The best way to keep track of refinements or iterations through the development process is via a Requirement Management System, such as Matrix or Greenlight Guru. This will automatically keep a record of file history and create links between items for traceability, establishing a full matrix of your programme. You will also be able to pull information from your risk analysis in to your Requirement Management System, by adding individually identified risks and consequently linking specified requirements in your PRS. An additional functionality is the Sub-System Requirement Specification (SSRS), which acts as another hierarchical layer and can include even more of the how and some details of embodiment, if suitable for your product. This may be used to expand upon the broader PRS points or drill down into specific functions or components, such as the Consumable Requirement Specification.
5. What to watch out for!
Although traceability and regulatory compliance are critical factors, it is really important that creating a URS/PRS doesn’t just become a regulatory tick-box exercise. If the process is well executed, then it will result in a better design process and in turn a potentially better product. If done badly, the opposite will apply. It is also a way of unifying your team; the common process shows a statement of intent and helps to manage expectations of everyone involved.

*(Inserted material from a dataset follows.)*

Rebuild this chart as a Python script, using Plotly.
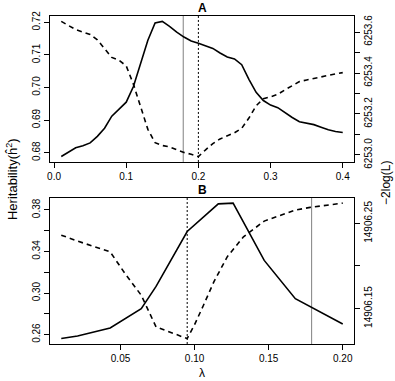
import plotly.graph_objects as go

# Panel A: grid of lambda values, heritability and -2log(L)
lam_a = [0.01, 0.02, 0.03, 0.04, 0.05, 0.06, 0.07, 0.08, 0.09, 0.10,
         0.11, 0.12, 0.13, 0.14, 0.15, 0.16, 0.17, 0.18, 0.19, 0.20,
         0.21, 0.22, 0.23, 0.24, 0.25, 0.26, 0.27, 0.28, 0.29, 0.30,
         0.31, 0.32, 0.33, 0.34, 0.35, 0.36, 0.37, 0.38, 0.39, 0.40]
h2_a = [0.6788, 0.6802, 0.6815, 0.6821, 0.6830, 0.6850, 0.6875, 0.6912, 0.6933, 0.6955,
        0.7003, 0.7075, 0.7145, 0.7198, 0.7203, 0.7188, 0.7170, 0.7155, 0.7143, 0.7136,
        0.7128, 0.7120, 0.7106, 0.7094, 0.7088, 0.7070, 0.7025, 0.6985, 0.6960, 0.6946,
        0.6938, 0.6922, 0.6908, 0.6895, 0.6891, 0.6886, 0.6878, 0.6870, 0.6865, 0.6862]
nll_a = [6253.652, 6253.632, 6253.612, 6253.600, 6253.588, 6253.562, 6253.518, 6253.476, 6253.462, 6253.435,
         6253.345, 6253.230, 6253.125, 6253.060, 6253.046, 6253.039, 6253.025, 6253.012, 6253.003, 6252.992,
         6253.025, 6253.055, 6253.078, 6253.095, 6253.108, 6253.130, 6253.180, 6253.240, 6253.275, 6253.284,
         6253.296, 6253.318, 6253.340, 6253.358, 6253.366, 6253.374, 6253.383, 6253.390, 6253.396, 6253.402]
lam_a_sel = 0.179   # solid grey reference line
lam_a_min = 0.20    # dotted line at minimum -2log(L)

# Panel B
lam_b_h = [0.01, 0.021, 0.043, 0.064, 0.074, 0.095, 0.116, 0.126, 0.147, 0.168, 0.2]
h2_b = [0.2562, 0.2587, 0.2664, 0.2850, 0.3064, 0.3592, 0.3858, 0.3865, 0.3314, 0.2946, 0.2703]
lam_b_l = [0.01, 0.021, 0.043, 0.053, 0.064, 0.074, 0.095, 0.100, 0.106, 0.113,
           0.122, 0.133, 0.147, 0.168, 0.178, 0.2]
nll_b = [14906.2362, 14906.2292, 14906.2166, 14906.1912, 14906.1656, 14906.1284, 14906.1147,
         14906.1310, 14906.1539, 14906.1813, 14906.2107, 14906.2342, 14906.2527, 14906.2656,
         14906.2688, 14906.2738]
lam_b_sel = 0.179
lam_b_min = 0.095

# tick labels
xt_a = [0.0, 0.1, 0.2, 0.3, 0.4]
xt_b = [0.05, 0.10, 0.15, 0.20]
yl_a = [0.68, 0.69, 0.70, 0.71, 0.72]
yl_b = [0.26, 0.28, 0.30, 0.32, 0.34, 0.36, 0.38]
yl_b_text = ["0.26", " ", "0.30", " ", "0.34", " ", "0.38"]
yr_a = [6253.0, 6253.1, 6253.2, 6253.3, 6253.4, 6253.5, 6253.6]
yr_a_text = ["6253.0", " ", "6253.2", " ", "6253.4", " ", "6253.6"]
yr_b = [14906.15, 14906.20, 14906.25]
yr_b_text = ["14906.15", " ", "14906.25"]

FONT = "Liberation Sans, Arial, sans-serif"


def rng(*series):
    # R style: data range padded by 4% each side
    vals = [v for s in series for v in s]
    lo, hi = min(vals), max(vals)
    pad = 0.04 * (hi - lo)
    return [lo - pad, hi + pad]


fig = go.Figure()
solid = dict(color="black", width=1.6)
dashed = dict(color="black", width=1.6, dash="5px,4px")
fig.add_trace(go.Scatter(x=lam_a, y=h2_a, mode="lines", line=solid, xaxis="x", yaxis="y"))
fig.add_trace(go.Scatter(x=lam_a, y=nll_a, mode="lines", line=dashed, xaxis="x", yaxis="y2"))
fig.add_trace(go.Scatter(x=lam_b_h, y=h2_b, mode="lines", line=solid, xaxis="x2", yaxis="y3"))
fig.add_trace(go.Scatter(x=lam_b_l, y=nll_b, mode="lines", line=dashed, xaxis="x2", yaxis="y4"))

ax = dict(showline=True, linecolor="black", linewidth=1, mirror=True, ticks="outside",
          ticklen=5, tickcolor="black", showgrid=False, zeroline=False,
          tickfont=dict(size=10, color="black", family=FONT))
xax = dict(ax)
yax = dict(ax, tickangle=-90)
top = [0.555, 1.0]
bot = [0.0, 0.446]

fig.update_layout(
    xaxis=dict(xax, domain=[0, 1], anchor="y", range=rng(lam_a), tickvals=xt_a,
               ticktext=["0.0", "0.1", "0.2", "0.3", "0.4"]),
    yaxis=dict(yax, domain=top, anchor="x", range=rng(h2_a), tickvals=yl_a,
               ticktext=[f"{v:.2f}" for v in yl_a]),
    yaxis2=dict(yax, domain=top, anchor="x", overlaying="y", side="right", range=rng(nll_a),
                tickvals=yr_a, ticktext=yr_a_text),
    xaxis2=dict(xax, domain=[0, 1], anchor="y3", range=rng(lam_b_h, lam_b_l), tickvals=xt_b,
                ticktext=[f"{v:.2f}" for v in xt_b]),
    yaxis3=dict(yax, domain=bot, anchor="x2", range=rng(h2_b), tickvals=yl_b,
                ticktext=yl_b_text),
    yaxis4=dict(yax, domain=bot, anchor="x2", overlaying="y3", side="right", range=rng(nll_b),
                tickvals=yr_b, ticktext=yr_b_text),
    width=395, height=381,
    margin=dict(l=50, r=41, t=16, b=37),
    paper_bgcolor="white", plot_bgcolor="white",
    showlegend=False,
    font=dict(family=FONT, color="black"),
)

vlines = [("x", "y domain", lam_a_sel, dict(color="#808080", width=1)),
          ("x", "y domain", lam_a_min, dict(color="black", width=1, dash="2px,2px")),
          ("x2", "y3 domain", lam_b_sel, dict(color="#808080", width=1)),
          ("x2", "y3 domain", lam_b_min, dict(color="black", width=1, dash="2px,2px"))]
for xr, yr, xv, ln in vlines:
    fig.add_shape(type="line", xref=xr, yref=yr, x0=xv, x1=xv, y0=0, y1=1, line=ln, layer="below")

notes = [
    dict(text="<b>A</b>", x=0.5, y=1.0, yshift=8, font=dict(size=12)),
    dict(text="<b>B</b>", x=0.5, y=0.446, yshift=8, font=dict(size=12)),
    dict(text="Heritability(ĥ<sup>2</sup>)", x=0.0, xshift=-38, y=0.503, textangle=-90,
         font=dict(size=13)),
    dict(text="−2log(L)", x=1.0, xshift=32, y=0.491, textangle=-90, font=dict(size=12)),
    dict(text="λ", x=0.5, y=0.0, yshift=-29, font=dict(size=12)),
]
for n in notes:
    fig.add_annotation(xref="paper", yref="paper", showarrow=False,
                       xanchor="center", yanchor="middle", **n)

# the page body has a default margin; drop it so the figure sits at the corner
fig.write_html("out.html", config={"displayModeBar": False},
               post_script="document.body.style.margin='0';")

Hopefully having read this blog, you are now aware of the importance of creating a thorough URS/PRS and can appreciate the risks of under-defining a project at its inception. Under-defining can lead to under-budgeting, an unclear brief where the team works in silos and a lack of visibility with regards to potential risks. However, over-defining can often be as dangerous! Setting the boundaries of a design programme too firmly may stifle creativity and set expectations that cannot be delivered. A clear, well managed project outline, which is managed flexibly, collaboratively and visibly (for both traceability and efficiency) is key.